Exercise:
Leave out the pictures and repeat the data exactly.

Recorded data:
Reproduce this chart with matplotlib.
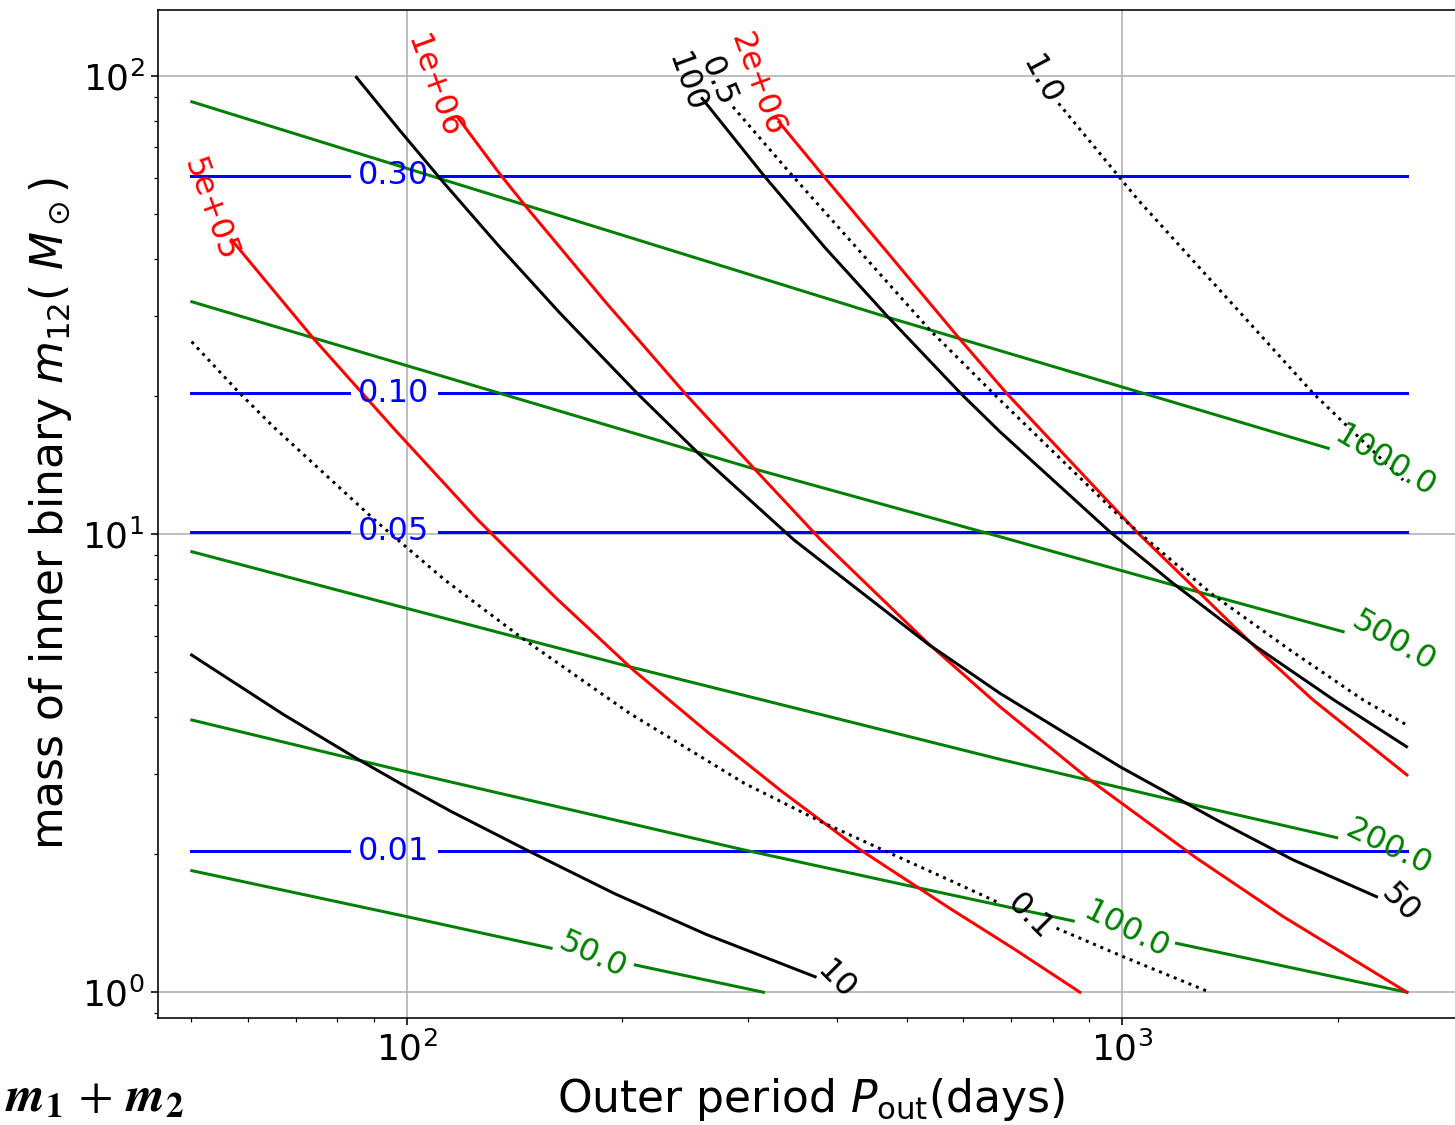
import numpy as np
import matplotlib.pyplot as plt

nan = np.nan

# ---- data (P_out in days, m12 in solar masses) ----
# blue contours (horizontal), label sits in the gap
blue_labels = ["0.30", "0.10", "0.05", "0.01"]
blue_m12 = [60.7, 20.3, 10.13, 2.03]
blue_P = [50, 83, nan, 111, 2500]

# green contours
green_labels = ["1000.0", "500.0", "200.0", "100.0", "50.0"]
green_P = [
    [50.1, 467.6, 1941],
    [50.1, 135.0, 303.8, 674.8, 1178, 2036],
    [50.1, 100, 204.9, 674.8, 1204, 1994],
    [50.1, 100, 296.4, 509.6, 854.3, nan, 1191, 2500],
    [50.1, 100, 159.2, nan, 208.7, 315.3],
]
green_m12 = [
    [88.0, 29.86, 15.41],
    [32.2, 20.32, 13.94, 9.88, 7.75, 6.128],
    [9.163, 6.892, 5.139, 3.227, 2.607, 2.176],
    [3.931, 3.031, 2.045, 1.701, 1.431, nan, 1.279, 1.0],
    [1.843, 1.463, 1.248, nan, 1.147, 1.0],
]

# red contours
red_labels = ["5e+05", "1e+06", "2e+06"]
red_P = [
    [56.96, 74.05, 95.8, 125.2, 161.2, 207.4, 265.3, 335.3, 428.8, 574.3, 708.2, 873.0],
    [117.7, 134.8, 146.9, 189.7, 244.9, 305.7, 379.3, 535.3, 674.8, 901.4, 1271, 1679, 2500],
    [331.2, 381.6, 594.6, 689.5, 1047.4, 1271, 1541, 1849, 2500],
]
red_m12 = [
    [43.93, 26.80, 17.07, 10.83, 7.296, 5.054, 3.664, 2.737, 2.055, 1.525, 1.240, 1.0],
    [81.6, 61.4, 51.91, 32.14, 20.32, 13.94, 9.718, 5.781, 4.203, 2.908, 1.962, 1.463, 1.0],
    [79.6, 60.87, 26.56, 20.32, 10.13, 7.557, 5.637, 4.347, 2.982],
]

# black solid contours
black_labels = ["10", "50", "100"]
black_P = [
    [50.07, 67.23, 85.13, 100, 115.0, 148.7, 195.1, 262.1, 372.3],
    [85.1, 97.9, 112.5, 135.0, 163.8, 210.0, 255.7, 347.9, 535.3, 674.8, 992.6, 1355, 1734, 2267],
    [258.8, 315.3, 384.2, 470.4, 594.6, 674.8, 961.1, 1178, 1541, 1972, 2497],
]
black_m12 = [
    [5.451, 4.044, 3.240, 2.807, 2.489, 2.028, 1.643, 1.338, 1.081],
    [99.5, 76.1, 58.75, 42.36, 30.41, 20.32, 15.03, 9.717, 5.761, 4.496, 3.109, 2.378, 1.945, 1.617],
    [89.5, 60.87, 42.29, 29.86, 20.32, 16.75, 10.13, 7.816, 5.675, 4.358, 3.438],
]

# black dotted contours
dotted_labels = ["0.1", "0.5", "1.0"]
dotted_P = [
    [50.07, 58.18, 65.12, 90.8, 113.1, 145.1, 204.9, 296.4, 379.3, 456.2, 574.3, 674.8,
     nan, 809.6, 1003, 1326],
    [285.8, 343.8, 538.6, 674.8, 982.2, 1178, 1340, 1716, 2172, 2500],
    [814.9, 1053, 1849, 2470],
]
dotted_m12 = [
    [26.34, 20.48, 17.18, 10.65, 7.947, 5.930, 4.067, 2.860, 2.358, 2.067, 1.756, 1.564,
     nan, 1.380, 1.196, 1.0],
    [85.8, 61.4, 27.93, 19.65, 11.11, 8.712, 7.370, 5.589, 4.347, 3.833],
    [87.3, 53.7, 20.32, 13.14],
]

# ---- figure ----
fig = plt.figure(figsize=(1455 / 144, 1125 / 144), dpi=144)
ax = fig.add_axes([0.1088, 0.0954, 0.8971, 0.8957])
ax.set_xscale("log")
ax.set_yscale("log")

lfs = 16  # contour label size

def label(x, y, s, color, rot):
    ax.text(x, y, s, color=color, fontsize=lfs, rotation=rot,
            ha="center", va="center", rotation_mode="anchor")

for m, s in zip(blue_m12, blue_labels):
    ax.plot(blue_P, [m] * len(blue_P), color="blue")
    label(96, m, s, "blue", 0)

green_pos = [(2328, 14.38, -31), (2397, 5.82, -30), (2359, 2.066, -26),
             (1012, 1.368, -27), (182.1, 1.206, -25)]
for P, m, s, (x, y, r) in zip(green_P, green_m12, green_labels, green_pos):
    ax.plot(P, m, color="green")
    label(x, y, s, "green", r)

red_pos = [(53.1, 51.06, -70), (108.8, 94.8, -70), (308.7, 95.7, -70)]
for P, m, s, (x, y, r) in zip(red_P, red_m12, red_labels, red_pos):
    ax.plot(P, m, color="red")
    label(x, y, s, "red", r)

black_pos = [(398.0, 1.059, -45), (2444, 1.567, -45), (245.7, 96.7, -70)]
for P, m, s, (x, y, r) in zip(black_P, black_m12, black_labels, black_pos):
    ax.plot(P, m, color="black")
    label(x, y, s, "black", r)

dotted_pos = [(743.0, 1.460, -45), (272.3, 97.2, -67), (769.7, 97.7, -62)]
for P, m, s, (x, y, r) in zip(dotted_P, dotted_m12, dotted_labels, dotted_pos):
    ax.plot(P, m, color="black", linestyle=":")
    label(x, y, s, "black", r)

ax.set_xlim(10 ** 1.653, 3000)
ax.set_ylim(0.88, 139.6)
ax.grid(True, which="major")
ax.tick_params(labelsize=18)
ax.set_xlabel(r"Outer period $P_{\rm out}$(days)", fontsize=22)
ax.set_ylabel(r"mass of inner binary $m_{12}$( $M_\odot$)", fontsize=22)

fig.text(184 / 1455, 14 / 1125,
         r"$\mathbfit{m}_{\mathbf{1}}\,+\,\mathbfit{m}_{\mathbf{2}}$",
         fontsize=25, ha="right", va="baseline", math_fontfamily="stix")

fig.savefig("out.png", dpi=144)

Result of the exercise:
Reproduce this chart with matplotlib.
import numpy as np
import matplotlib.pyplot as plt

nan = np.nan

# ---- data (P_out in days, m12 in solar masses) ----
# blue contours (horizontal), label sits in the gap
blue_labels = ["0.30", "0.10", "0.05", "0.01"]
blue_m12 = [60.7, 20.3, 10.13, 2.03]
blue_P = [50, 83, nan, 111, 2500]

# green contours
green_labels = ["1000.0", "500.0", "200.0", "100.0", "50.0"]
green_P = [
    [50.1, 467.6, 1941],
    [50.1, 135.0, 303.8, 674.8, 1178, 2036],
    [50.1, 100, 204.9, 674.8, 1204, 1994],
    [50.1, 100, 296.4, 509.6, 854.3, nan, 1191, 2500],
    [50.1, 100, 159.2, nan, 208.7, 315.3],
]
green_m12 = [
    [88.0, 29.86, 15.41],
    [32.2, 20.32, 13.94, 9.88, 7.75, 6.128],
    [9.163, 6.892, 5.139, 3.227, 2.607, 2.176],
    [3.931, 3.031, 2.045, 1.701, 1.431, nan, 1.279, 1.0],
    [1.843, 1.463, 1.248, nan, 1.147, 1.0],
]

# red contours
red_labels = ["5e+05", "1e+06", "2e+06"]
red_P = [
    [56.96, 74.05, 95.8, 125.2, 161.2, 207.4, 265.3, 335.3, 428.8, 574.3, 708.2, 873.0],
    [117.7, 134.8, 146.9, 189.7, 244.9, 305.7, 379.3, 535.3, 674.8, 901.4, 1271, 1679, 2500],
    [331.2, 381.6, 594.6, 689.5, 1047.4, 1271, 1541, 1849, 2500],
]
red_m12 = [
    [43.93, 26.80, 17.07, 10.83, 7.296, 5.054, 3.664, 2.737, 2.055, 1.525, 1.240, 1.0],
    [81.6, 61.4, 51.91, 32.14, 20.32, 13.94, 9.718, 5.781, 4.203, 2.908, 1.962, 1.463, 1.0],
    [79.6, 60.87, 26.56, 20.32, 10.13, 7.557, 5.637, 4.347, 2.982],
]

# black solid contours
black_labels = ["10", "50", "100"]
black_P = [
    [50.07, 67.23, 85.13, 100, 115.0, 148.7, 195.1, 262.1, 372.3],
    [85.1, 97.9, 112.5, 135.0, 163.8, 210.0, 255.7, 347.9, 535.3, 674.8, 992.6, 1355, 1734, 2267],
    [258.8, 315.3, 384.2, 470.4, 594.6, 674.8, 961.1, 1178, 1541, 1972, 2497],
]
black_m12 = [
    [5.451, 4.044, 3.240, 2.807, 2.489, 2.028, 1.643, 1.338, 1.081],
    [99.5, 76.1, 58.75, 42.36, 30.41, 20.32, 15.03, 9.717, 5.761, 4.496, 3.109, 2.378, 1.945, 1.617],
    [89.5, 60.87, 42.29, 29.86, 20.32, 16.75, 10.13, 7.816, 5.675, 4.358, 3.438],
]

# black dotted contours
dotted_labels = ["0.1", "0.5", "1.0"]
dotted_P = [
    [50.07, 58.18, 65.12, 90.8, 113.1, 145.1, 204.9, 296.4, 379.3, 456.2, 574.3, 674.8,
     nan, 809.6, 1003, 1326],
    [285.8, 343.8, 538.6, 674.8, 982.2, 1178, 1340, 1716, 2172, 2500],
    [814.9, 1053, 1849, 2470],
]
dotted_m12 = [
    [26.34, 20.48, 17.18, 10.65, 7.947, 5.930, 4.067, 2.860, 2.358, 2.067, 1.756, 1.564,
     nan, 1.380, 1.196, 1.0],
    [85.8, 61.4, 27.93, 19.65, 11.11, 8.712, 7.370, 5.589, 4.347, 3.833],
    [87.3, 53.7, 20.32, 13.14],
]

# ---- figure ----
fig = plt.figure(figsize=(1455 / 144, 1125 / 144), dpi=144)
ax = fig.add_axes([0.1088, 0.0954, 0.8971, 0.8957])
ax.set_xscale("log")
ax.set_yscale("log")

lfs = 16  # contour label size

def label(x, y, s, color, rot):
    ax.text(x, y, s, color=color, fontsize=lfs, rotation=rot,
            ha="center", va="center", rotation_mode="anchor")

for m, s in zip(blue_m12, blue_labels):
    ax.plot(blue_P, [m] * len(blue_P), color="blue")
    label(96, m, s, "blue", 0)

green_pos = [(2328, 14.38, -31), (2397, 5.82, -30), (2359, 2.066, -26),
             (1012, 1.368, -27), (182.1, 1.206, -25)]
for P, m, s, (x, y, r) in zip(green_P, green_m12, green_labels, green_pos):
    ax.plot(P, m, color="green")
    label(x, y, s, "green", r)

red_pos = [(53.1, 51.06, -70), (108.8, 94.8, -70), (308.7, 95.7, -70)]
for P, m, s, (x, y, r) in zip(red_P, red_m12, red_labels, red_pos):
    ax.plot(P, m, color="red")
    label(x, y, s, "red", r)

black_pos = [(398.0, 1.059, -45), (2444, 1.567, -45), (245.7, 96.7, -70)]
for P, m, s, (x, y, r) in zip(black_P, black_m12, black_labels, black_pos):
    ax.plot(P, m, color="black")
    label(x, y, s, "black", r)

dotted_pos = [(743.0, 1.460, -45), (272.3, 97.2, -67), (769.7, 97.7, -62)]
for P, m, s, (x, y, r) in zip(dotted_P, dotted_m12, dotted_labels, dotted_pos):
    ax.plot(P, m, color="black", linestyle=":")
    label(x, y, s, "black", r)

ax.set_xlim(10 ** 1.653, 3000)
ax.set_ylim(0.88, 139.6)
ax.grid(True, which="major")
ax.tick_params(labelsize=18)
ax.set_xlabel(r"Outer period $P_{\rm out}$(days)", fontsize=22)
ax.set_ylabel(r"mass of inner binary $m_{12}$( $M_\odot$)", fontsize=22)

fig.text(184 / 1455, 14 / 1125,
         r"$\mathbfit{m}_{\mathbf{1}}\,+\,\mathbfit{m}_{\mathbf{2}}$",
         fontsize=25, ha="right", va="baseline", math_fontfamily="stix")

fig.savefig("out.png", dpi=144)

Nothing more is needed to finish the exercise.